There is some evidence that green jobs are growing at a faster rate than employment as a whole (albeit from a low base). But there are many claims and counter-claims about the effect of green growth on overall employment. In a new report, the Grantham Research Institute assesses the impact of green growth on jobs and employment. Dr Alex Brown, author of the report, explains more.

Do environmental policies create more jobs than they destroy?

The truth is, we don’t know exactly how many green jobs are being created, nor do we know how many brown jobs are being destroyed as a result of the transition to a low-carbon economy. In most countries, adequate data accounting for the number of jobs in clean and dirty industries just doesn’t exist.

With climate change mitigation measures strengthening around the world, it is increasingly important for national statistical agencies to get a better grasp on what is happening to employment (and GDP) in affected sectors. Policy-makers need to be aware of the extent of structural change that their policies are inducing.

For instance, policy-makers are not yet able to assess conflicting claims about the quality and quantity of green jobs that have already been created, or may be created in the future. Other factors such as effects on labour productivity and the costs of employment are often overlooked too.

How to assess the impacts of green growth

It is particularly important for developing countries to take account of the indirect effects of environmental policies, such as regulation, taxes and public spending on green investment. This should help ensure that green growth is sustainable and contributes to reducing poverty and increasing employment opportunities.

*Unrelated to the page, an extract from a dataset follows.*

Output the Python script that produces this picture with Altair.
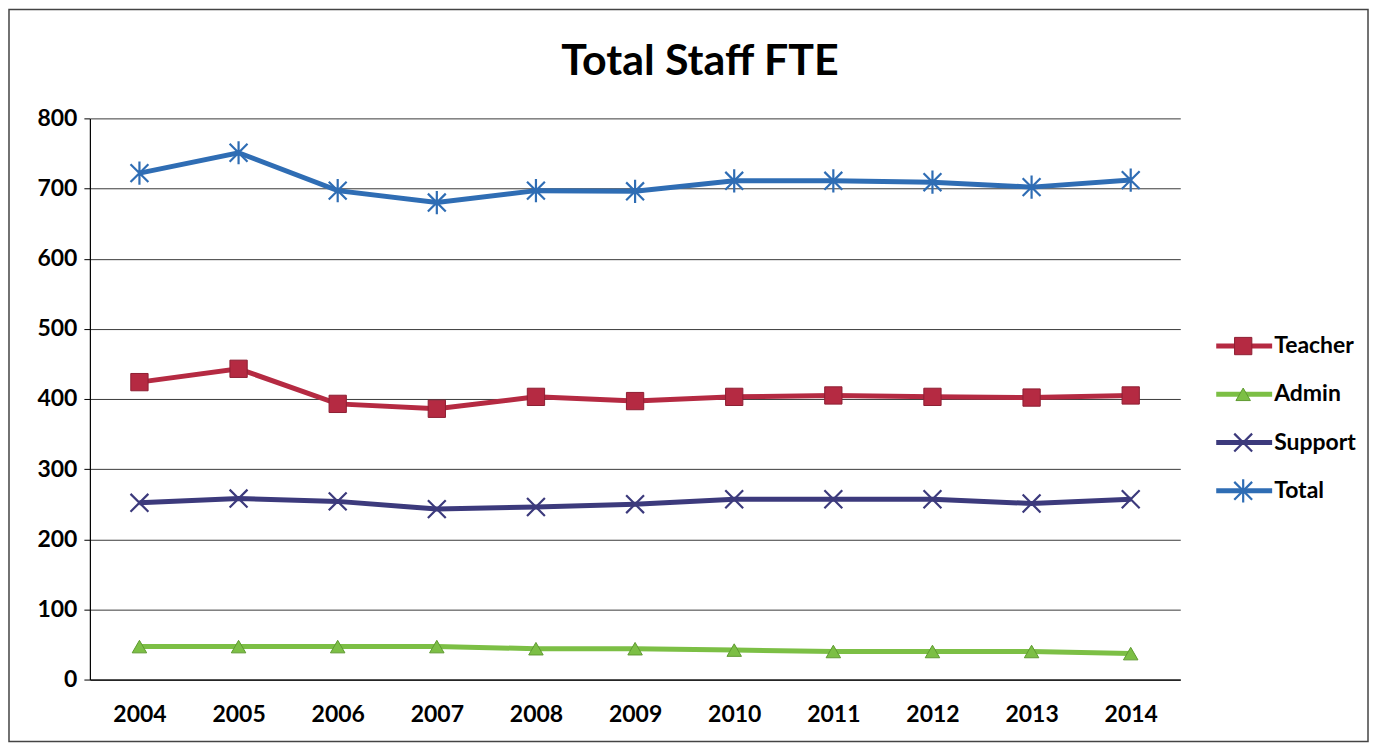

Fully assessing the effect environmental policies have on employment presents a considerable challenge. Here are two possible approaches:

  1. Focus on the changes in employment in industries that provide environmental goods and services.
  2. Count the number of jobs created and destroyed when firms adopt technologies with less environmental impact and switch to less polluting inputs, regardless of their primary outputs.

Both of these approaches can be helpful for assessing the direct impact of environmental policies. However, policy-makers need to take account for the fact that policies promoting green growth have a number of indirect effects that have a significant impact on the overall economy.  The latter approach therefore is advantageous for guiding overall assessments of environmental and growth policies.

The role of national statistical agencies

National statistical agencies need to provide better information about how green policies affect labour markets indirectly through supply chains and through changes in overall demand and production costs.From the perspective of national policy-makers, the net change in total employment (and average job quality) across the whole economy is at least as important as the direct gross change in employment in environmental sectors.

But first, there needs to be agreement among national statistical agencies about a common definition of a ‘green job’ that is applied consistently across the world.

Potential for green jobs

Green growth offers considerable potential for job creation, with the right labour market policies. But headline figures about the number of ‘green jobs’ created by environmental policies are misleading by themselves since they do not account for the number of ‘brown jobs’ in dirty industries that are lost as a result, nor for knock-on effects in the rest of the economy.

National policy-makers should develop strategies for coping with employment losses in the sectors that will suffer from green growth policies, remembering that this may include sectors hit by higher real prices for currently carbon-intensive inputs (such as electricity, aluminium and cement).

In the long run, green growth needs to depend more on education, skills and innovation and less on exploiting natural resources at a faster than they can be renewed.